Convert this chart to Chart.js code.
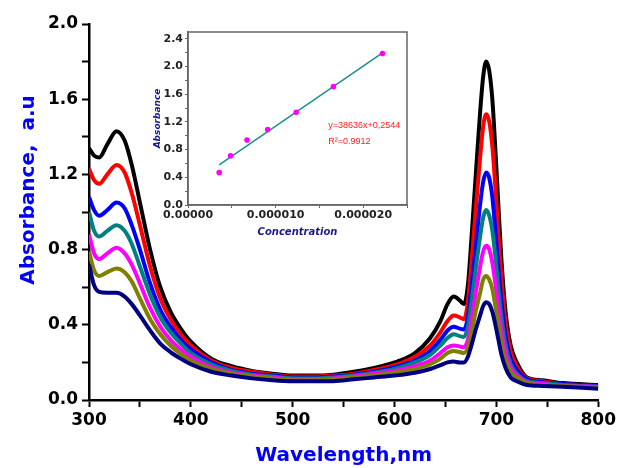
<!DOCTYPE html>
<html>
<head>
<meta charset="utf-8">
<script src="https://cdn.jsdelivr.net/npm/chart.js@4.4.1/dist/chart.umd.min.js"></script>
<style>
  html, body { margin: 0; padding: 0; background: #fff; }
  #wrap { position: relative; width: 619px; height: 468px; }
  #mainChart { position: absolute; left: 0; top: 0; }
  #insetChart { position: absolute; left: 130px; top: 18px; }
</style>
</head>
<body>
<div id="wrap">
  <canvas id="mainChart" width="619" height="468"></canvas>
  <canvas id="insetChart" width="290" height="226"></canvas>
</div>
<script>
// Spectra (wavelength in nm, absorbance in a.u.)
const wavelengths = [300, 305, 310, 318, 327, 335, 342, 350, 360, 370, 380, 390, 400, 420, 440, 460, 480, 500, 520, 540, 560, 580, 600, 620, 635, 645, 652, 658, 664, 668, 672, 676, 680, 684, 687, 690, 693, 696, 699, 702, 705, 709, 714, 720, 730, 745, 765, 800];

const absBlack   = [1.34, 1.30, 1.29, 1.36, 1.43, 1.38, 1.25, 1.05, 0.80, 0.60, 0.47, 0.38, 0.31, 0.22, 0.18, 0.155, 0.14, 0.13, 0.13, 0.135, 0.15, 0.17, 0.20, 0.25, 0.33, 0.42, 0.51, 0.55, 0.53, 0.51, 0.61, 0.90, 1.22, 1.53, 1.72, 1.80, 1.75, 1.60, 1.33, 1.03, 0.74, 0.47, 0.29, 0.20, 0.12, 0.105, 0.09, 0.08];
const absRed     = [1.23, 1.17, 1.15, 1.20, 1.25, 1.21, 1.10, 0.93, 0.71, 0.54, 0.43, 0.35, 0.29, 0.21, 0.17, 0.15, 0.135, 0.125, 0.125, 0.13, 0.14, 0.16, 0.185, 0.23, 0.29, 0.36, 0.42, 0.45, 0.44, 0.43, 0.52, 0.76, 1.03, 1.29, 1.455, 1.52, 1.48, 1.35, 1.13, 0.87, 0.64, 0.41, 0.26, 0.18, 0.115, 0.10, 0.085, 0.075];
const absBlue    = [1.08, 1.01, 0.98, 1.01, 1.05, 1.02, 0.93, 0.80, 0.62, 0.48, 0.39, 0.32, 0.27, 0.20, 0.16, 0.14, 0.13, 0.12, 0.12, 0.125, 0.135, 0.15, 0.175, 0.21, 0.26, 0.32, 0.37, 0.39, 0.38, 0.375, 0.44, 0.63, 0.83, 1.04, 1.16, 1.21, 1.18, 1.08, 0.90, 0.70, 0.52, 0.34, 0.22, 0.16, 0.11, 0.095, 0.085, 0.075];
const absTeal    = [1.00, 0.90, 0.87, 0.90, 0.93, 0.90, 0.83, 0.71, 0.56, 0.44, 0.36, 0.30, 0.25, 0.19, 0.155, 0.135, 0.125, 0.115, 0.115, 0.12, 0.13, 0.145, 0.165, 0.20, 0.24, 0.29, 0.33, 0.35, 0.34, 0.335, 0.39, 0.54, 0.71, 0.87, 0.97, 1.01, 0.98, 0.90, 0.76, 0.59, 0.44, 0.29, 0.19, 0.14, 0.10, 0.09, 0.08, 0.07];
const absMagenta = [0.88, 0.78, 0.75, 0.78, 0.81, 0.78, 0.72, 0.62, 0.49, 0.39, 0.32, 0.27, 0.23, 0.175, 0.145, 0.13, 0.12, 0.11, 0.11, 0.115, 0.125, 0.14, 0.155, 0.18, 0.21, 0.25, 0.28, 0.29, 0.285, 0.28, 0.32, 0.44, 0.58, 0.71, 0.79, 0.82, 0.80, 0.73, 0.62, 0.49, 0.36, 0.25, 0.17, 0.13, 0.095, 0.085, 0.075, 0.07];
const absOlive   = [0.79, 0.69, 0.66, 0.68, 0.70, 0.68, 0.63, 0.54, 0.43, 0.35, 0.29, 0.245, 0.21, 0.165, 0.14, 0.125, 0.115, 0.105, 0.105, 0.11, 0.12, 0.13, 0.145, 0.165, 0.19, 0.22, 0.25, 0.26, 0.255, 0.25, 0.28, 0.37, 0.48, 0.57, 0.64, 0.66, 0.64, 0.59, 0.50, 0.40, 0.30, 0.21, 0.15, 0.12, 0.09, 0.08, 0.075, 0.065];
const absNavy    = [0.72, 0.61, 0.575, 0.57, 0.57, 0.55, 0.51, 0.45, 0.37, 0.30, 0.255, 0.22, 0.19, 0.15, 0.13, 0.115, 0.105, 0.10, 0.10, 0.10, 0.11, 0.12, 0.13, 0.145, 0.165, 0.185, 0.20, 0.205, 0.20, 0.20, 0.23, 0.30, 0.38, 0.45, 0.50, 0.52, 0.51, 0.47, 0.40, 0.32, 0.24, 0.17, 0.12, 0.10, 0.08, 0.075, 0.07, 0.06];

// Calibration inset
const concentration = [3.56e-6, 4.86e-6, 6.74e-6, 9.1e-6, 1.235e-5, 1.66e-5, 2.22e-5];
const absorbanceMeasured = [0.47, 0.71, 0.94, 1.09, 1.34, 1.71, 2.19];
const fitConcentration = [3.56e-6, 2.22e-5];
const fitAbsorbance = [0.58, 2.20];
const insetYTicks = [0, 0.2, 0.4, 0.6, 0.8, 1.0, 1.2, 1.4, 1.6, 1.8, 2.0, 2.2, 2.4];
const fitEquation = 'y=38636x+0,2544';
const fitR2 = 'R\u00B2=0.9912';

const spectra = [absBlack, absRed, absBlue, absTeal, absMagenta, absOlive, absNavy];
const spectraColors = ['#000000', '#ff0000', '#0000ff', '#008080', '#ff00ff', '#808000', '#000080'];

const FONT = "'DejaVu Sans', sans-serif";

function toPoints(xs, ys) {
    return xs.map((x, i) => ({ x: x, y: ys[i] }));
}

// y-axis title sits a bit above the middle of the axis in the original
const mainYTitle = {
    id: 'mainYTitle',
    afterDraw(chart) {
        const ctx = chart.ctx;
        ctx.save();
        ctx.translate(29, 190);
        ctx.rotate(-Math.PI / 2);
        ctx.fillStyle = '#0000ff';
        ctx.font = "bold 20px 'DejaVu Sans', sans-serif";
        ctx.textAlign = 'center';
        ctx.textBaseline = 'middle';
        ctx.fillText('Absorbance,  a.u', 0, 0);
        ctx.restore();
    }
};

// --- MAIN SPECTRA CHART ---
new Chart(document.getElementById('mainChart'), {
    type: 'line',
    data: {
        datasets: spectra.map((vals, i) => ({
            data: toPoints(wavelengths, vals),
            borderColor: spectraColors[i],
            borderWidth: 4,
            pointRadius: 0,
            cubicInterpolationMode: 'monotone',
            order: spectra.length - i
        }))
    },
    options: {
        responsive: false,
        animation: false,
        layout: { padding: { top: 24, right: 19, left: 0, bottom: 0 } },
        plugins: { legend: { display: false }, tooltip: { enabled: false } },
        scales: {
            x: {
                type: 'linear',
                min: 300,
                max: 800,
                ticks: {
                    stepSize: 50,
                    autoSkip: false,
                    maxRotation: 0,
                    padding: 3,
                    color: '#000',
                    font: { family: FONT, size: 17, weight: 'bold' },
                    callback: v => (v % 100 === 0 ? v : '')
                },
                grid: { drawOnChartArea: false, tickLength: 7, tickWidth: 2, tickColor: '#000' },
                border: { color: '#000', width: 2.5 },
                title: {
                    display: true,
                    text: 'Wavelength,nm',
                    color: '#0000ff',
                    font: { family: FONT, size: 20, weight: 'bold' },
                    padding: { top: 0, bottom: 0 }
                },
                afterFit: s => { s.height = 68; }
            },
            y: {
                min: 0,
                max: 2,
                ticks: {
                    stepSize: 0.2,
                    autoSkip: false,
                    padding: 4,
                    color: '#000',
                    font: { family: FONT, size: 17, weight: 'bold' },
                    callback: v => (Math.round(v * 10) % 4 === 0 ? v.toFixed(1) : '')
                },
                grid: { drawOnChartArea: false, tickLength: 7, tickWidth: 2, tickColor: '#000' },
                border: { color: '#000', width: 2.5 },
                afterFit: s => { s.width = 89; }
            }
        }
    },
    plugins: [mainYTitle]
});

// --- INSET CALIBRATION CHART ---
const insetFrame = {
    id: 'insetFrame',
    afterDraw(chart) {
        const a = chart.chartArea;
        const ctx = chart.ctx;
        ctx.save();
        ctx.strokeStyle = '#666';
        ctx.lineWidth = 1.5;
        ctx.strokeRect(a.left, a.top, a.right - a.left, a.bottom - a.top);
        // fit equation text
        ctx.fillStyle = '#ff2020';
        ctx.font = "9px 'Liberation Sans', sans-serif";
        ctx.textBaseline = 'middle';
        const tx = a.left + (a.right - a.left) * 0.64;
        ctx.fillText(fitEquation, tx, a.top + (a.bottom - a.top) * 0.54);
        ctx.fillText(fitR2, tx, a.top + (a.bottom - a.top) * 0.635);
        ctx.restore();
    }
};

new Chart(document.getElementById('insetChart'), {
    type: 'scatter',
    data: {
        datasets: [
            {
                type: 'scatter',
                data: toPoints(concentration, absorbanceMeasured),
                backgroundColor: '#ff00ff',
                pointRadius: 2.8,
                pointBorderWidth: 0,
                order: 0
            },
            {
                type: 'line',
                data: toPoints(fitConcentration, fitAbsorbance),
                borderColor: '#1b8f8f',
                borderWidth: 1.5,
                pointRadius: 0,
                order: 1
            }
        ]
    },
    options: {
        responsive: false,
        animation: false,
        layout: { padding: { top: 14, right: 13, left: 0, bottom: 0 } },
        plugins: { legend: { display: false }, tooltip: { enabled: false } },
        scales: {
            x: {
                type: 'linear',
                min: 0,
                max: 2.5e-5,
                ticks: {
                    stepSize: 5e-6,
                    autoSkip: false,
                    maxRotation: 0,
                    padding: 1,
                    color: '#222',
                    font: { family: FONT, size: 11, weight: 'bold' },
                    callback: v => {
                        const k = Math.round(v / 5e-6);
                        if (k % 2 !== 0) return '';
                        return k === 0 ? '0.00000' : v.toFixed(6);
                    }
                },
                grid: { drawOnChartArea: false, tickLength: 3, tickColor: '#666' },
                border: { color: '#666', width: 1.5 },
                title: {
                    display: true,
                    text: 'Concentration',
                    color: '#1a1a8c',
                    font: { family: FONT, size: 10, weight: 'bold', style: 'italic' },
                    padding: { top: 0, bottom: 6 }
                },
                afterFit: s => { s.height = 39; }
            },
            y: {
                min: 0,
                max: 2.5,
                afterBuildTicks: s => { s.ticks = insetYTicks.map(v => ({ value: v })); },
                ticks: {
                    autoSkip: false,
                    padding: 2,
                    color: '#222',
                    font: { family: FONT, size: 11, weight: 'bold' },
                    callback: v => (Math.round(v * 10) % 4 === 0 ? v.toFixed(1) : '')
                },
                grid: { drawOnChartArea: false, tickLength: 3, tickColor: '#666' },
                border: { color: '#666', width: 1.5 },
                title: {
                    display: true,
                    text: 'Absorbance',
                    color: '#1a1a8c',
                    font: { family: FONT, size: 9, weight: 'bold', style: 'italic' },
                    padding: { top: 22, bottom: 0 }
                },
                afterFit: s => { s.width = 58; }
            }
        }
    },
    plugins: [insetFrame]
});
</script>
</body>
</html>
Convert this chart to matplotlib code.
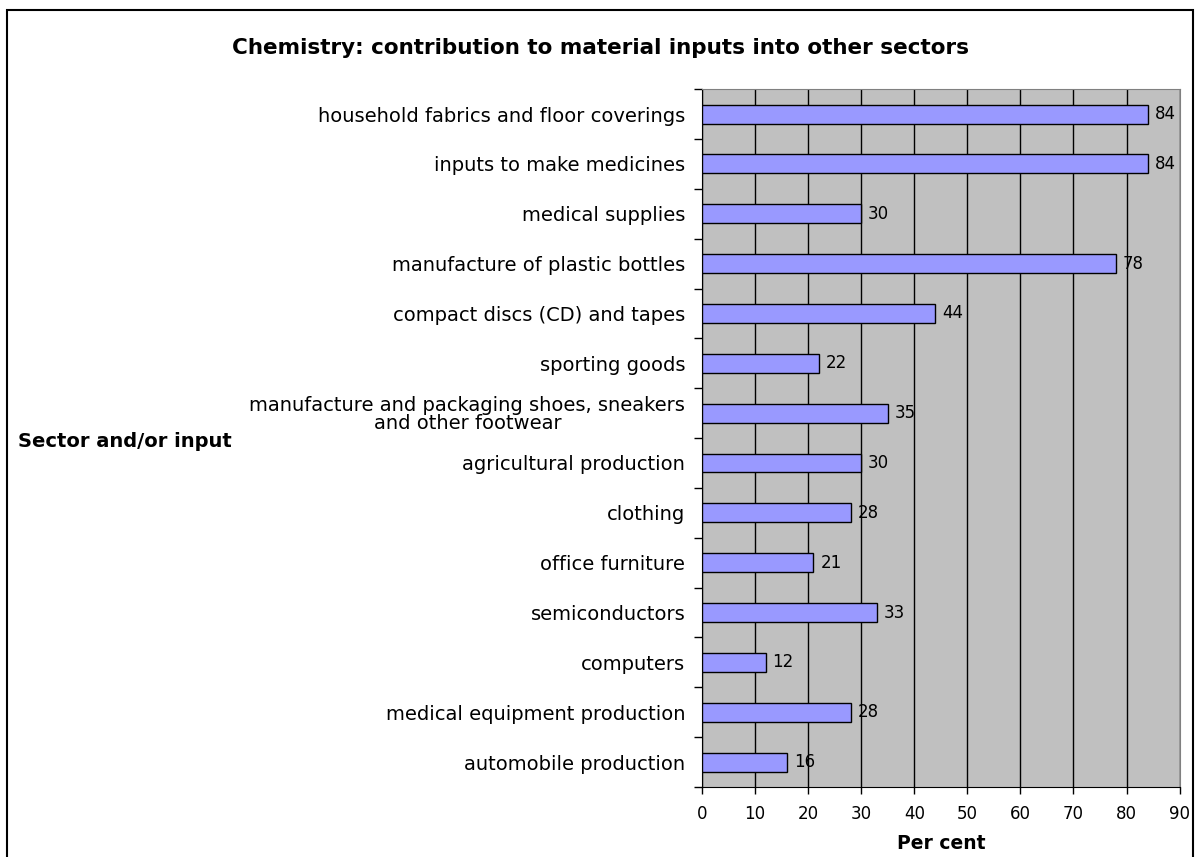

STATED GOAL —
Without the pictures, repeat the entries above line by line, from the first through the one that contains "745, 765, 800];", both ends included.

RESPONSE TO THIS TASK —
Convert this chart to Chart.js code.
<!DOCTYPE html>
<html>
<head>
<meta charset="utf-8">
<script src="https://cdn.jsdelivr.net/npm/chart.js@4.4.1/dist/chart.umd.min.js"></script>
<style>
  html, body { margin: 0; padding: 0; background: #fff; }
  #wrap { position: relative; width: 619px; height: 468px; }
  #mainChart { position: absolute; left: 0; top: 0; }
  #insetChart { position: absolute; left: 130px; top: 18px; }
</style>
</head>
<body>
<div id="wrap">
  <canvas id="mainChart" width="619" height="468"></canvas>
  <canvas id="insetChart" width="290" height="226"></canvas>
</div>
<script>
// Spectra (wavelength in nm, absorbance in a.u.)
const wavelengths = [300, 305, 310, 318, 327, 335, 342, 350, 360, 370, 380, 390, 400, 420, 440, 460, 480, 500, 520, 540, 560, 580, 600, 620, 635, 645, 652, 658, 664, 668, 672, 676, 680, 684, 687, 690, 693, 696, 699, 702, 705, 709, 714, 720, 730, 745, 765, 800];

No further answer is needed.